The unknown species of snailfish was filmed in the Izu-Ogasawara trench located southeast of Japan, according to The Guardian.

It was discovered as part of a joint expedition by scientists from the Minderoo-University of Western Australia Deep Sea Research Centre and the Tokyo University of Marine Science and Technology. The researchers used unmanned submersibles known as landers to explore the trench, The Guardian reported.

The chief scientist of the expedition and founder of the Deep Sea Research Centre Professor Alan Jamieson told The Guardian that some snailfish species have specific adaptations that allow them to live 1,000 meters deeper than other fish.

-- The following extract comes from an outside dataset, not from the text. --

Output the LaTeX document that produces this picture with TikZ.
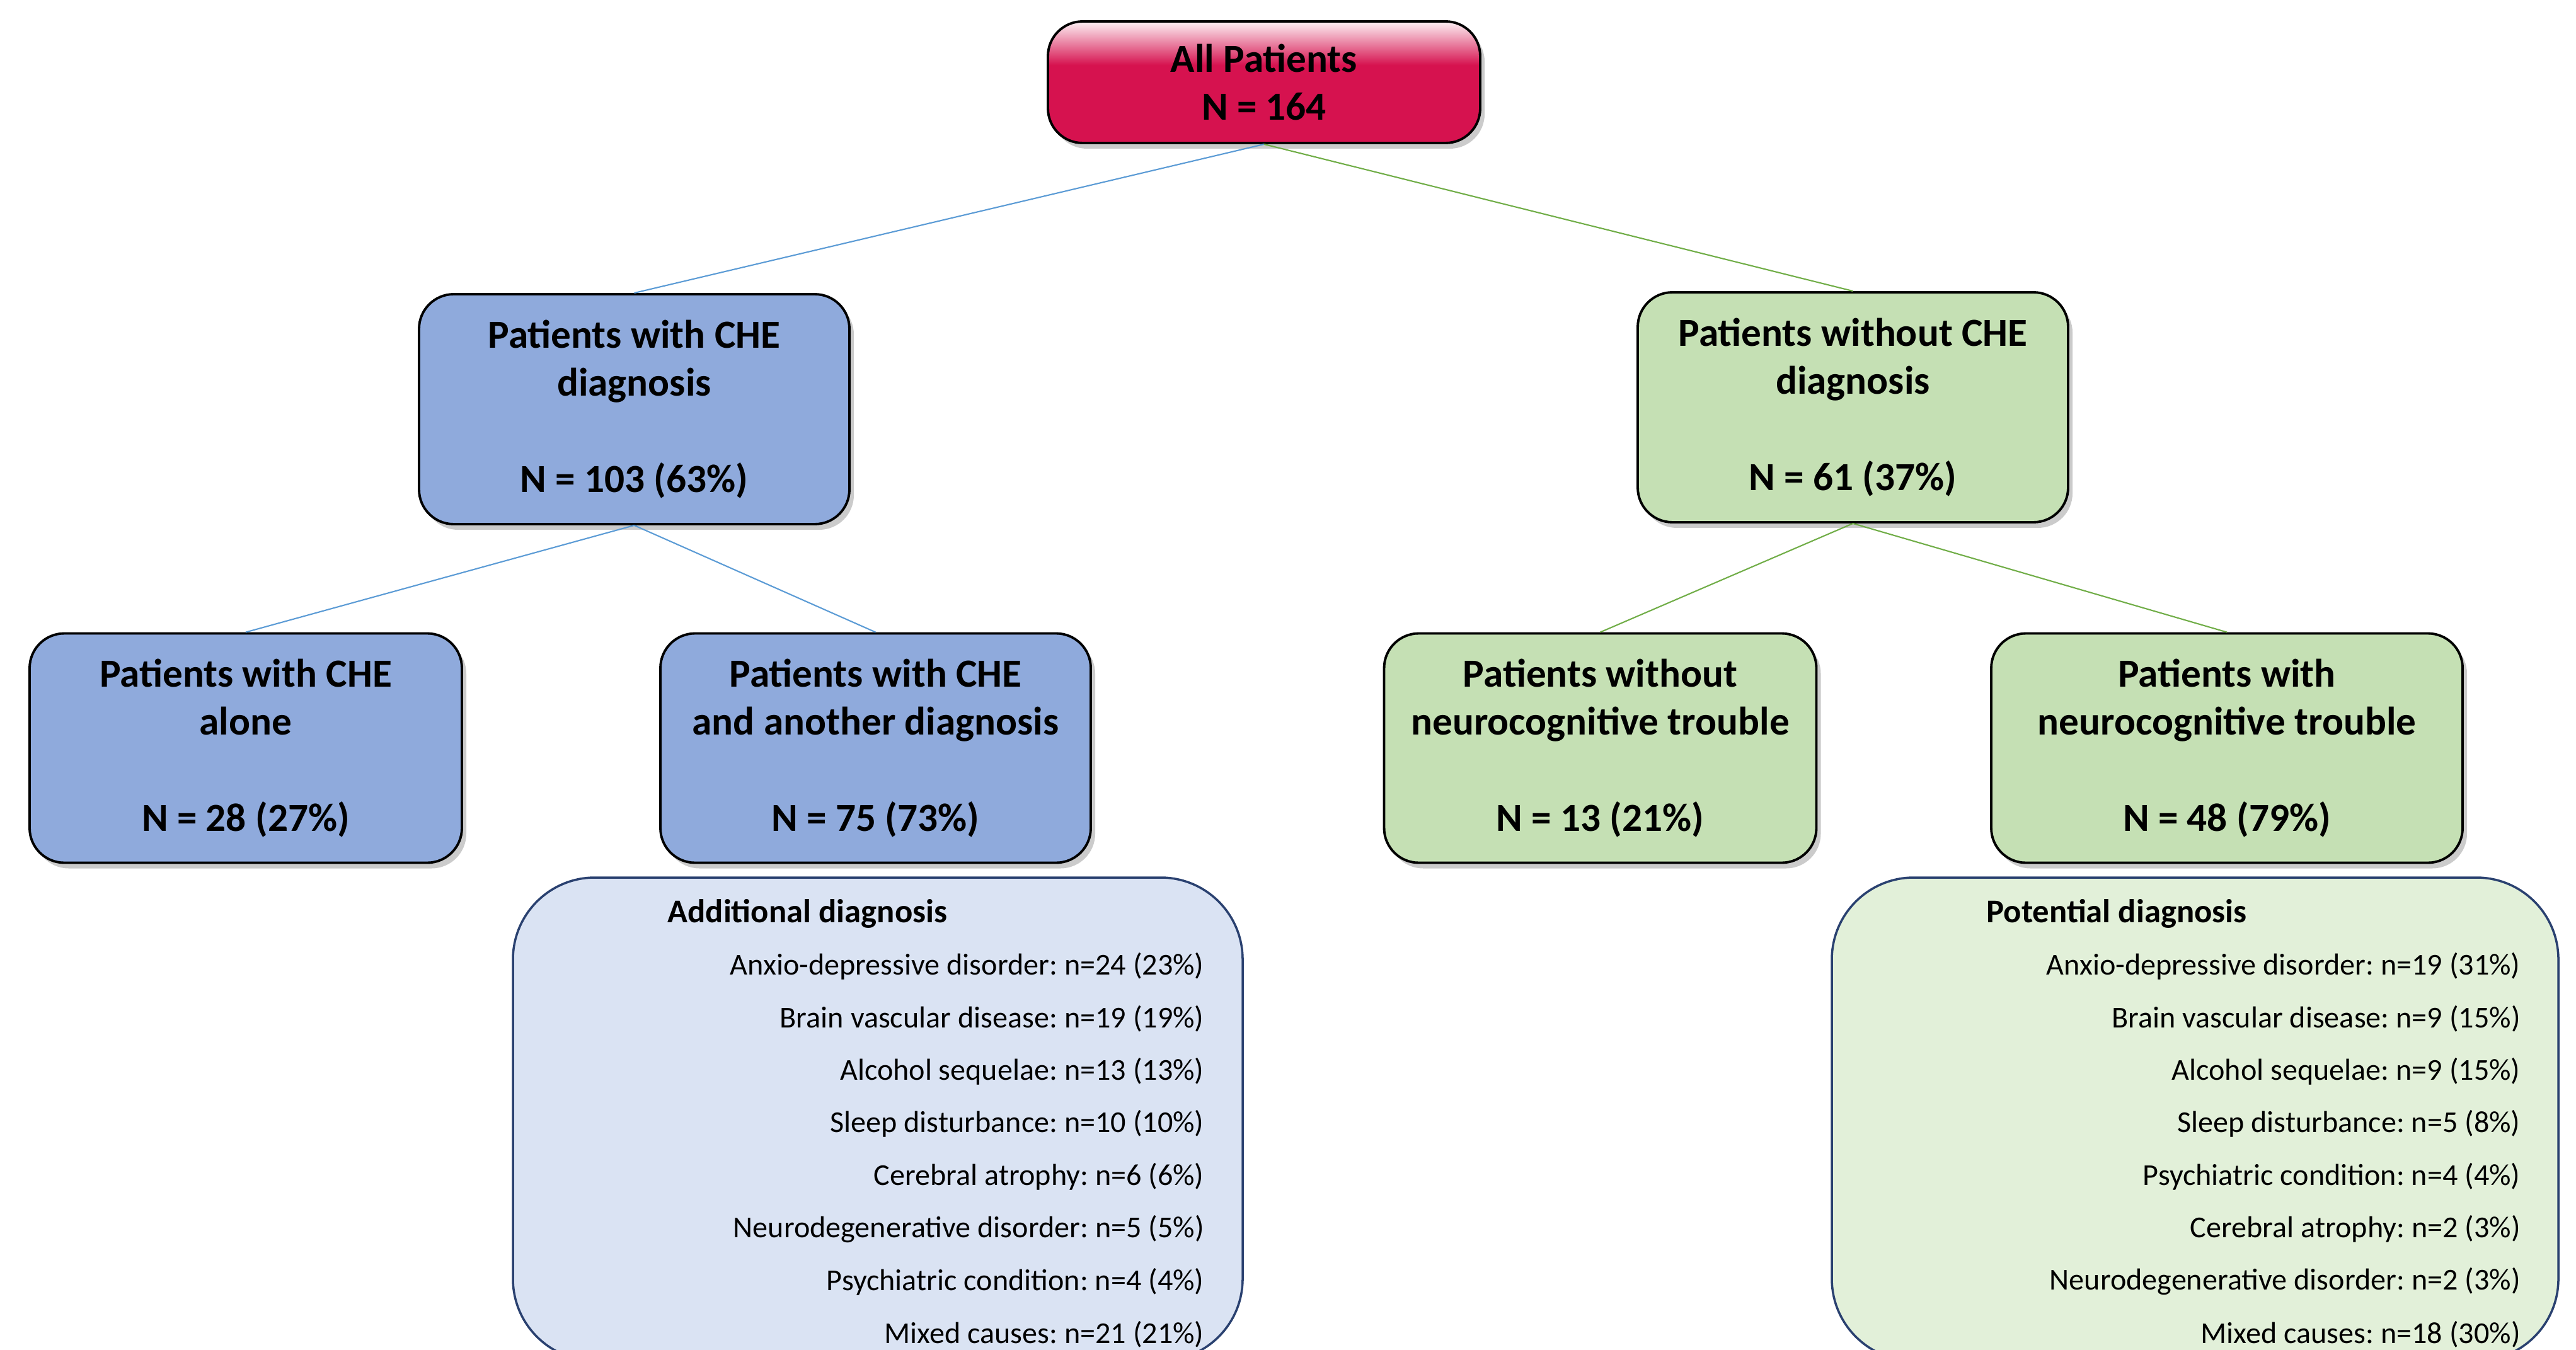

“When you picture what the deepest fish in the world should look like, the chances are it’s gnarly, black, with big teeth and small eyes,” Jamieson told the outlet. “Chances are it’s got nothing to do with deep sea – that has to do with being dark.”

The record-breaking discovery trumps the 2017 record, also filmed by Jamieson, of a fish found 8,178 meters deep in the Marianas Trench. (RELATED: American Diver Smashes Record For Deepest Ocean Sub Dive)

The discovered fish was a juvenile, as is typically the case for snailfish found at that depth, Jamieson explained to The Guardian. “Because there’s nothing else beyond them, the shallow end of the range overlaps with a bunch of other deep-sea fish, so putting juveniles at that end probably means they’ll get eaten,” he said. “When you get down to the mega deep depths, 8,000 plus [metres], a lot of them are very, very small.”

Jamieson once hypothesized that it would be biologically impossible for fish to live deeper than 8,200 to 8,400 meters.

“After all these years of hammering away at this [theory], it seems to be pretty solid. We’ve done close to 250 deployments … the window is narrowed to the point where on this Japanese expedition, we were seeing snailfish every single deployment down to this last one [of 8,336 metres],” Jamieson told The Guardian.